Thousands of artifacts to be returned to First Nations after years boxed away in an Ottawa building

Words by: The Globe and Mails’ Staff Reporter Marie Woolf

Photos by: Spencer Colby for The Globe and Mail


When Jennifer Tenasco, a 23-year old from the Kitigan Zibi community in Quebec, hung a polished slate pendant round her neck on Monday, her friends remarked just how elegant the ornament looked.

The heavy black pendant, which she had threaded on a gold ribbon, was shaped from black slate and had a sixties retro look.

It was retro all right. The pendant had not been worn for 2,000 years.

It is one of hundreds of thousands of precontact Indigenous artifacts found near Ottawa that are only now being sorted and catalogued. The aim is to return many of them to the Algonquin First Nations whose ancestors made them, or acquired them through trade.

For years, around 300,000 finds – ranging from arrow heads to pots, pipe bowls and tools to make canoes – have been stashed in boxes in an office suite in a National Capital Commission building steps from Parliament.

Word of the cache’s existence had circulated among Indigenous people, including Algonquin and Mohawk living in Ottawa.
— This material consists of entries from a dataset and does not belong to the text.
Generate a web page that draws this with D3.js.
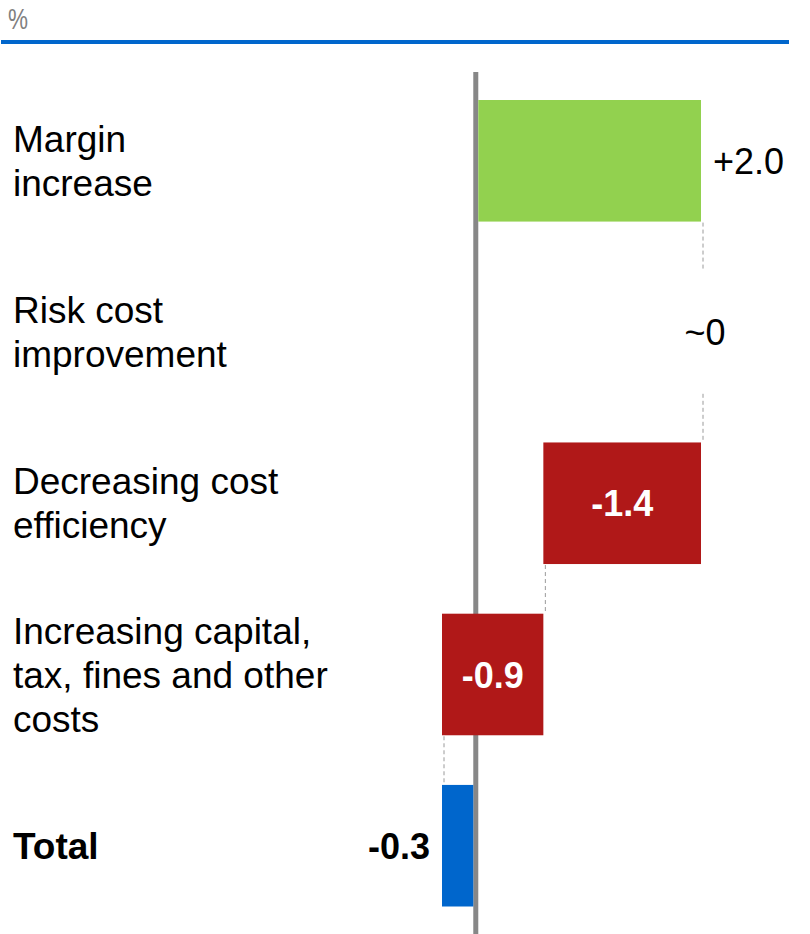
<!DOCTYPE html>
<html>
<head>
<meta charset="utf-8">
<script src="https://cdn.jsdelivr.net/npm/d3@7"></script>
<style>
  html, body { margin: 0; padding: 0; background: #ffffff; }
  svg { display: block; font-family: "Liberation Sans", Arial, sans-serif; }
</style>
</head>
<body>
<svg id="chart" width="810" height="934"></svg>
<script>
// Waterfall of contributions (percentage points)
const categories = [
  ["Margin", "increase"],
  ["Risk cost", "improvement"],
  ["Decreasing cost", "efficiency"],
  ["Increasing capital,", "tax, fines and other", "costs"],
  ["Total"]
];
const deltas = [2.0, 0.0, -1.4, -0.9];
const valueLabels = ["+2.0", "~0", "-1.4", "-0.9", "-0.3"];
const total = -0.3;
const unitLabel = "%";

const GREEN = "#92D14F", RED = "#B01818", BLUE = "#0066CC", GREY = "#878787";
const FONT = 37, LINE = 44, CAP = FONT * 0.716;

const svg = d3.select("#chart");

// Build the waterfall steps from the deltas
let cum = 0;
const steps = deltas.map((d, i) => {
  const start = cum; cum += d;
  return { i, start, end: cum, value: d, kind: d > 0 ? "pos" : (d < 0 ? "neg" : "zero") };
});
steps.push({ i: deltas.length, start: 0, end: total, value: total, kind: "total" });

const y = d3.scaleBand()
  .domain(d3.range(categories.length))
  .range([100, 906.5])
  .paddingInner(0.29)
  .paddingOuter(0);

const x = d3.scaleLinear().domain([-0.3, 2.0]).range([442, 701]);
const x0 = x(0);
const axisHalf = 2.5;

// Header: unit and rule
svg.append("text")
  .attr("x", 8).attr("y", 29)
  .attr("font-size", 30)
  .attr("fill", "#808080")
  .attr("transform", "translate(8,0) scale(0.75,1) translate(-8,0)")
  .text(unitLabel);
svg.append("rect")
  .attr("x", 1).attr("y", 40).attr("width", 788).attr("height", 4)
  .attr("fill", BLUE);

// Zero axis
svg.append("rect")
  .attr("x", x0 - axisHalf).attr("y", 72)
  .attr("width", axisHalf * 2).attr("height", 934 - 72)
  .attr("fill", GREY);

// Connectors between consecutive bars
const conn = svg.append("g")
  .attr("stroke", "#9a9a9a").attr("stroke-width", 1)
  .attr("stroke-dasharray", "4,3").attr("fill", "none");
steps.slice(0, -1).forEach((s, k) => {
  const xc = x(s.end);
  conn.append("line")
    .attr("x1", xc + 2).attr("x2", xc + 2)
    .attr("y1", y(k) + y.bandwidth() + 1)
    .attr("y2", y(k + 1) - 1);
});

// Bars
const colorOf = s => s.kind === "pos" ? GREEN : s.kind === "total" ? BLUE : RED;
steps.filter(s => s.kind !== "zero").forEach(s => {
  let lo = Math.min(x(s.start), x(s.end));
  let hi = Math.max(x(s.start), x(s.end));
  if (s.start === 0 && s.end > 0) lo = x0 + axisHalf;
  if (s.start === 0 && s.end < 0) hi = x0 - axisHalf;
  svg.append("rect")
    .attr("x", lo).attr("y", y(s.i))
    .attr("width", hi - lo).attr("height", y.bandwidth())
    .attr("fill", colorOf(s));
});

// Value labels
steps.forEach(s => {
  const cy = y(s.i) + y.bandwidth() / 2 + CAP / 2;
  const t = svg.append("text").attr("y", cy).attr("font-size", 36).text(valueLabels[s.i]);
  if (s.kind === "pos") {
    t.attr("x", x(s.end) + 12).attr("text-anchor", "start").attr("fill", "#000");
  } else if (s.kind === "zero") {
    t.attr("x", x(s.end) + 4).attr("text-anchor", "middle").attr("fill", "#000");
  } else if (s.kind === "neg") {
    t.attr("x", (x(s.start) + x(s.end)) / 2).attr("text-anchor", "middle")
      .attr("fill", "#fff").attr("font-weight", "bold");
  } else {
    t.attr("x", x(s.end) - 12).attr("text-anchor", "end")
      .attr("fill", "#000").attr("font-weight", "bold");
  }
});

// Category labels
categories.forEach((lines, i) => {
  const cy = y(i) + y.bandwidth() / 2;
  const first = cy - (lines.length - 1) * LINE / 2 + CAP / 2;
  const t = svg.append("text")
    .attr("x", 13).attr("font-size", FONT).attr("fill", "#000")
    .attr("font-weight", i === categories.length - 1 ? "bold" : "normal");
  lines.forEach((ln, j) => {
    t.append("tspan").attr("x", 13).attr("y", first + j * LINE).text(ln);
  });
});
</script>
</body>
</html>
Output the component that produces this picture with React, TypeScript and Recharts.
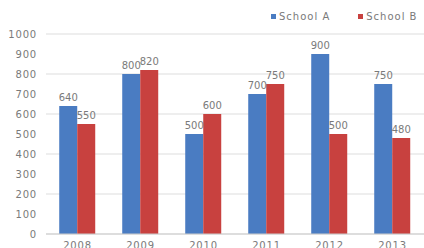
import React from 'react';
import { BarChart, Bar, XAxis, YAxis, CartesianGrid, Legend, LabelList } from 'recharts';

const years = ["2008", "2009", "2010", "2011", "2012", "2013"];
const schoolA = [640, 800, 500, 700, 900, 750];
const schoolB = [550, 820, 600, 750, 500, 480];
const yTicks = [0, 100, 200, 300, 400, 500, 600, 700, 800, 900, 1000];

const data = years.map((year, i) => ({ year, a: schoolA[i], b: schoolB[i] }));

const blue = "#4a7cc2";
const red = "#c8413f";
const text = "#7a7a7a";
const grid = "#dddddd";
const font = "'DejaVu Sans', sans-serif";
const tickStyle = { fill: text, fontSize: 10, fontFamily: font, letterSpacing: 0.8 };

const renderLegend = (props: any) => {
  const items = props.payload || [];
  return (
    <div style={{ display: "flex", fontFamily: font, fontSize: 10, letterSpacing: 1, color: text, whiteSpace: "nowrap" }}>
      {items.map((entry: any) => (
        <div key={entry.value} style={{ display: "flex", alignItems: "center", marginRight: 28 }}>
          <span style={{ width: 5, height: 5, background: entry.color, marginRight: 3, display: "inline-block" }} />
          {entry.value}
        </div>
      ))}
    </div>
  );
};

const App: React.FC = () => {
  return (
    <div style={{ position: "absolute", left: 0, top: 0, width: 424, height: 248, overflow: "hidden", background: "#fff" }}>
      <BarChart
        width={424}
        height={248}
        data={data}
        margin={{ top: 10, right: 0, left: 0, bottom: 0 }}
        barCategoryGap="21%"
        barGap={0}
      >
        <CartesianGrid stroke={grid} vertical={false} />
        <Legend
          verticalAlign="top"
          height={24}
          content={renderLegend}
          wrapperStyle={{ left: 271, top: 11, width: 220 }}
        />
        <XAxis
          dataKey="year"
          height={14}
          tickLine={false}
          axisLine={{ stroke: "#cccccc" }}
          tick={tickStyle}
          tickMargin={2}
        />
        <YAxis
          domain={[0, 1000]}
          ticks={yTicks}
          width={46}
          tickLine={false}
          axisLine={false}
          tick={tickStyle}
          tickMargin={3}
        />
        <Bar dataKey="a" name="School A" fill={blue} isAnimationActive={false}>
          <LabelList dataKey="a" position="top" fill={text} fontSize={10} fontFamily={font} />
        </Bar>
        <Bar dataKey="b" name="School B" fill={red} isAnimationActive={false}>
          <LabelList dataKey="b" position="top" fill={text} fontSize={10} fontFamily={font} />
        </Bar>
      </BarChart>
    </div>
  );
};

export default App;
But few, except a coterie of archeologists and representatives of Algonquin First Nations agitating for access to their ancestors’ artifacts, have actually seen them.

That is about to change, thanks to a small team of archeologists and a group of Indigenous young people from the Kitigan Zibi Anishinabeg First Nation located north of Gatineau and the Algonquins of Pikwakanagan, about 150 kilometres southwest of Ottawa, who have been resolutely cleaning, sorting and cataloguing the ancient finds.

The surge in activity has in part been helped by the COVID-19 pandemic, which brought archeological digs to a halt, and afforded the time to sift through stacks of boxes containing a wealth of artifacts dating back up to 6,000 years.